Quintell Hill, SEBTS alumnus and pastor of Multiply Church, shares the impact of SEBTS on his life and ministry.
Southeastern Baptist Theological Seminary (SEBTS) welcomed Southeastern Society (SES) members to campus for a two-day meeting April 8-9. Donors heard from students, staff and faculty about the many ways their giving is making a difference in the lives of students and those they serve.
Thursday night, donors gathered for a time of worship and encouragement from alumni pastoring throughout North Carolina. Alumni included Jordon Willard, Quintell Hill and Will Harris, who answered the question: How has Southeastern impacted you, your congregation and the nations? Testimonies spoke of the significant blessing and challenge that a SEBTS education had and continues to have on them.
Willard, senior pastor of First Baptist Church Weddington, N.C., explained how SEBTS equipped him to serve various churches throughout the state and lead them to be missions-oriented. Willard is a three-time graduate from SEBTS, receiving his Bachelor of Arts in 2011, Advanced MDiv in 2015, and DMin in 2020.
“Every classroom is a Great Commission classroom because every professor is a Great Commandment professor,” said Willard, noting that his professors taught him expository preaching and what it meant to make disciples of all nations. The lessons learned in the classroom have translated into the churches he has led over the years as his congregations have grown in their giving and going.
Hill, lead pastor and planter of Multiply Church in Monroe, N.C., also shared the impact of SEBTS on his life and ministry. Hill graduated from SEBTS in 2014 and told donors that it was at SEBTS where he began to understand what living out the Great Commission looked like in practice.
“God opened my eyes to what it means to be on mission here [at SEBTS],” said Hill.
Hill encouraged donors to remember that they are “rope holders” like Andrew Fuller was for missionary pioneer William Carey.
Harris, lead pastor of Mount Carmel Baptist Church in Asheville, concluded the evening by sharing how SEBTS equipped him to serve a religiously and ethnically diverse community, where 26 people groups are represented within one mile of his church.
“I’ve been told you can teach what you know, but you can only reproduce what you are,” said Harris, a 2015 MDiv graduate. “The faculty at Southeastern are producing men and women with strong convictions and tender hearts [to be] faithful ministers of King Jesus.”

SEBTS President Danny Akin addresses donors at a banquet April 9.
SES members spent time on Friday hearing from SEBTS President Danny Akin. He updated donors on his family as well as institutional news, including increased enrollment. Akin told donors that nine faculty members will be retiring this year, and nine new trustees will join the board this June.
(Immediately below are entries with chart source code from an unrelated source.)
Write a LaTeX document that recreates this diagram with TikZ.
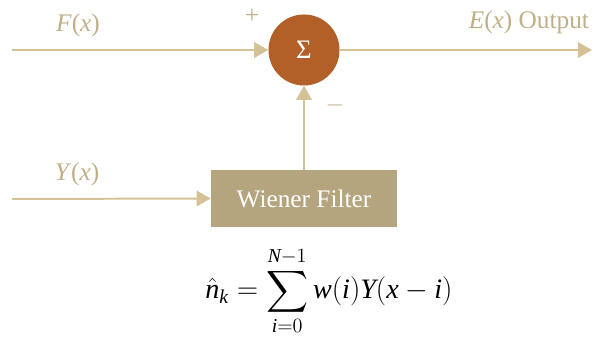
\documentclass[tikz,border=0pt]{standalone}
\usepackage{amsmath}
\usepackage{exscale}
\usepackage{fontspec}
\setmainfont{Liberation Serif}
\usetikzlibrary{arrows.meta}
\definecolor{LineaTan}{RGB}{212,194,150}
\definecolor{TextoTan}{RGB}{190,175,135}
\definecolor{SumaCobre}{RGB}{178,96,40}
\definecolor{CajaTan}{RGB}{181,165,126}
\begin{document}
\begin{tikzpicture}[x=0.025cm,y=-0.025cm,>={Triangle[length=10pt,width=11pt]},
  linea/.style={->,line width=1.4pt,LineaTan},
  etiqueta/.style={font=\fontsize{18}{20}\selectfont,TextoTan}]
  \useasboundingbox (0,0) rectangle (595,340);
  \node[circle,fill=SumaCobre,minimum size=1.775cm,inner sep=0pt,text=white,font=\fontsize{19}{20}\selectfont] (suma) at (304,50) {Σ};
  \node[fill=CajaTan,minimum width=4.65cm,minimum height=1.425cm,inner sep=0pt,text=white,font=\fontsize{18}{20}\selectfont] (filtro) at (304,198.5) {Wiener Filter};
  \coordinate (fin) at (12,50);
  \coordinate (yin) at (12,199);
  \coordinate (salida) at (592,50);
  \draw[linea] (fin) -- (suma.west);
  \draw[linea] (suma.east) -- (salida);
  \draw[linea] (yin) -- (filtro.west);
  \draw[linea] (filtro.north) -- (suma.south);
  \node[etiqueta] (fx) at (78,25) {\textit{F}(\textit{x})};
  \node[etiqueta] (mas) at (252,16) {+};
  \node[etiqueta,anchor=east] (ex) at (594,22) {\textit{E}(\textit{x}) Output};
  \node[etiqueta] (yx) at (77,174) {\textit{Y}(\textit{x})};
  \node[etiqueta] (menos) at (335,105) {$-$};
  \node[font=\fontsize{20}{24}\selectfont] (formula) at (329,291)
    {$\displaystyle\hat{\mathit{n}}_{\mathit{k}}=\sum_{\mathit{i}=0}^{\mathit{N}-1}\mathit{w}(\mathit{i})\mathit{Y}(\mathit{x}-\mathit{i})$};
\end{tikzpicture}
\end{document}
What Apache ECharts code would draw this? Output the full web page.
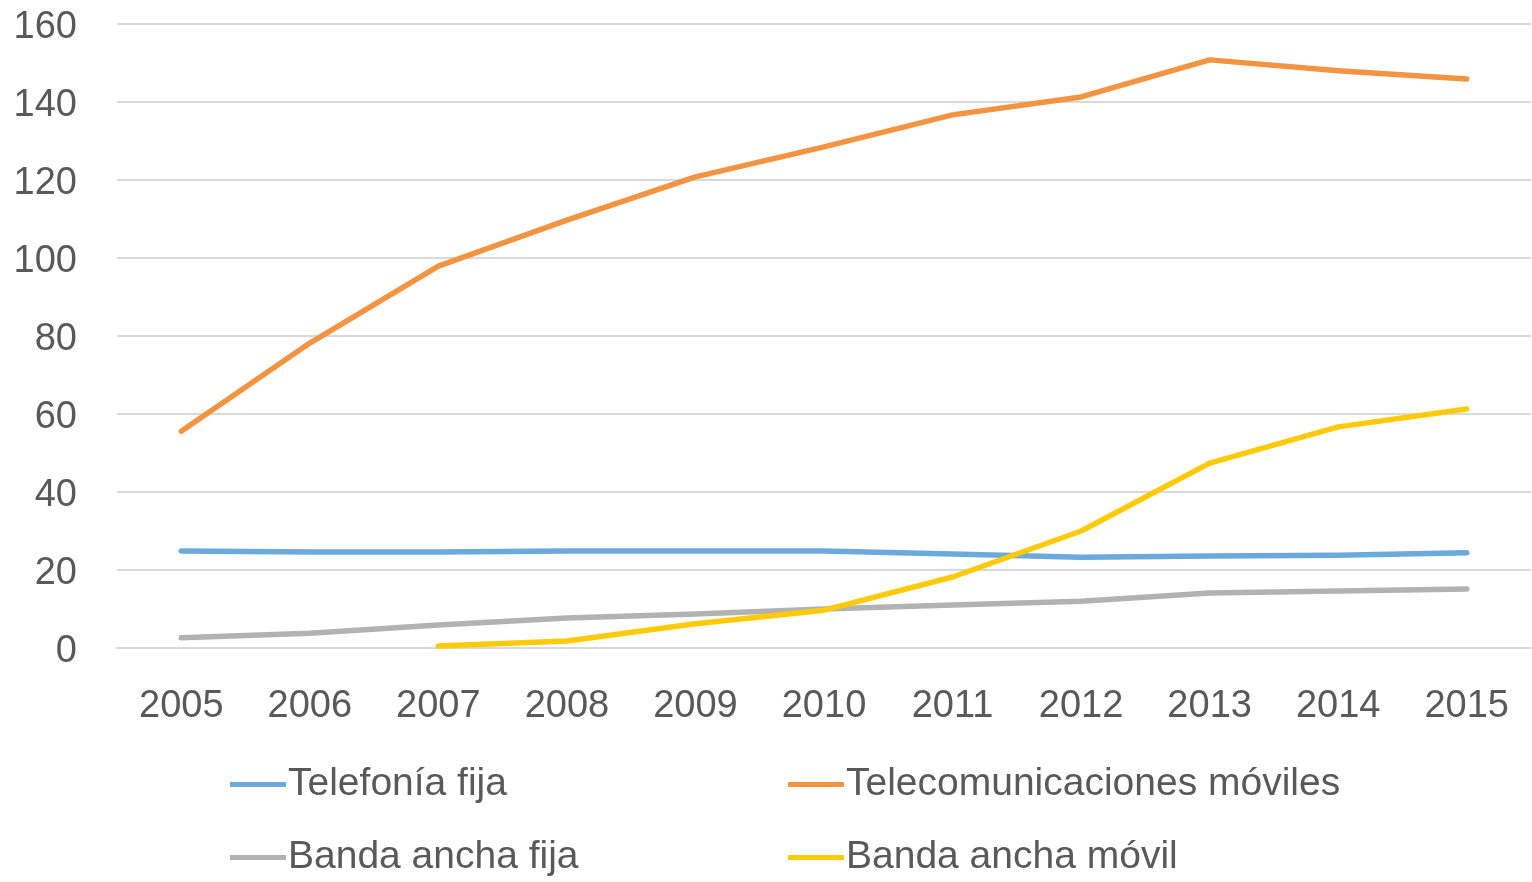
<!DOCTYPE html>
<html><head><meta charset="utf-8">
<script src="https://cdn.jsdelivr.net/npm/echarts@6/dist/echarts.min.js"></script>
<style>html,body{margin:0;padding:0;background:#fff;}#c{width:1532px;height:882px;}</style>
</head><body><div id="c"></div>
<script>
const years = ['2005','2006','2007','2008','2009','2010','2011','2012','2013','2014','2015'];
const telefoniaFija = [24.9, 24.6, 24.6, 24.9, 24.9, 24.9, 24.1, 23.3, 23.6, 23.8, 24.4];
const telecomMoviles = [55.6, 78.2, 97.9, 109.7, 120.8, 128.5, 136.7, 141.3, 150.8, 148.0, 145.9];
const bandaAnchaFija = [2.6, 3.8, 5.9, 7.7, 8.7, 10.0, 11.0, 12.0, 14.1, 14.6, 15.1];
const bandaAnchaMovil = [null, null, 0.5, 1.8, 6.2, 9.7, 18.2, 30.0, 47.4, 56.7, 61.3];
const names = ['Telefonía fija','Telecomunicaciones móviles','Banda ancha fija','Banda ancha móvil'];
const colors = ['#6CA9DC','#F29441','#B2B2B2','#FFCA08'];
const FONT = 'Liberation Sans';
const chart = echarts.init(document.getElementById('c'));
function lg(i, left, top){
  return {data:[names[i]], left:left, top:top, icon:'rect', itemWidth:56, itemHeight:5, itemGap:0,
    textStyle:{fontFamily:FONT, fontSize:39, color:'#595959', padding:[0,0,0,-3]}};
}
chart.setOption({
  animation:false,
  color: colors,
  grid:{left:117, right:1, top:24, bottom:234},
  legend:[lg(0,225,760), lg(1,783,760), lg(2,225,833), lg(3,783,833)],
  xAxis:{type:'category', data:years, boundaryGap:true,
    axisLine:{lineStyle:{color:'#D9D9D9', width:2}}, axisTick:{show:false},
    axisLabel:{fontFamily:FONT, fontSize:38, color:'#595959', margin:40}},
  yAxis:{type:'value', min:0, max:160, interval:20,
    axisLine:{show:false}, axisTick:{show:false},
    splitLine:{lineStyle:{color:'#D9D9D9', width:2}},
    axisLabel:{fontFamily:FONT, fontSize:38, color:'#595959', margin:40, verticalAlign:'top', lineHeight:8}},
  series:[
    {name:names[0], type:'line', data:telefoniaFija, symbol:'none', lineStyle:{width:5.5, cap:'round', join:'round'}},
    {name:names[1], type:'line', data:telecomMoviles, symbol:'none', lineStyle:{width:5.5, cap:'round', join:'round'}},
    {name:names[2], type:'line', data:bandaAnchaFija, symbol:'none', lineStyle:{width:5.5, cap:'round', join:'round'}},
    {name:names[3], type:'line', data:bandaAnchaMovil, symbol:'none', lineStyle:{width:5.5, cap:'round', join:'round'}}
  ]
});
</script></body></html>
Following Akin’s presidential update, donors heard from a panel of three students.
Jonathan Six, director of Financial and Alumni Development, reported on the For the Mission campaign, noting that SEBTS has reached 65% of their total goal. The breakdown of each category of the campaign includes:
- For the Students: 155%
- For the Faculty: 86%
- For the Campus: 35%
- For the Cause (Southeastern Fund): 75%
“COVID couldn’t stop the advancement of the gospel,” said Six. “COVID didn’t stop the advancement of our campaign by God’s grace. The future is bright, [and] the mission endures.”
Donors also had the opportunity to experience gospel-centered classroom instruction at SEBTS. Under the banner of “Know, Grow, and Go,” donors heard lectures from Ronjour Locke, Kristin Kellen, Tate Cockrell, and Greg Mathias on Bible exposition, counseling, and missions.
SES members, faculty and staff celebrated all that God has done in the midst of trials over the past year at a banquet held April 9 at Richland Creek Community Church. SEBTS alumnus Jason VonBehren shared his testimony of coming to Christ, how he came to SEBTS and how he seeks to fulfill the Great Commission by pursuing church revitalization in Greenville, S.C.
Akin encouraged donors at the banquet to continue “holding the rope” so that more students can be trained and sent out to go to the nations. Akin noted that to stay the course and finish the mission well, SEBTS must maintain doctrinal fidelity, commitment to thorough ministry preparation and an invitation for others to support the mission of SEBTS.
“We believe that for our seminary to move forward into the future and be equipped to engage an ever-increasing student body, we’re going to need brothers and sisters like you who pray, who give, and who enable us to send,” said Akin.
“You are a key link in the chain that gets people started in their education and then sends them to the furthest corners of the earth and to the needy places here in North America.”
SES members give at least $1,000 to SEBTS each year and partner with the school to help train students in living out the Great Commission wherever they go. Every year 75% of charitable giving to SEBTS comes from Southeastern Society members.
(EDITOR’S NOTE – This story first appeared on sebts.edu. Reprinted with permission.)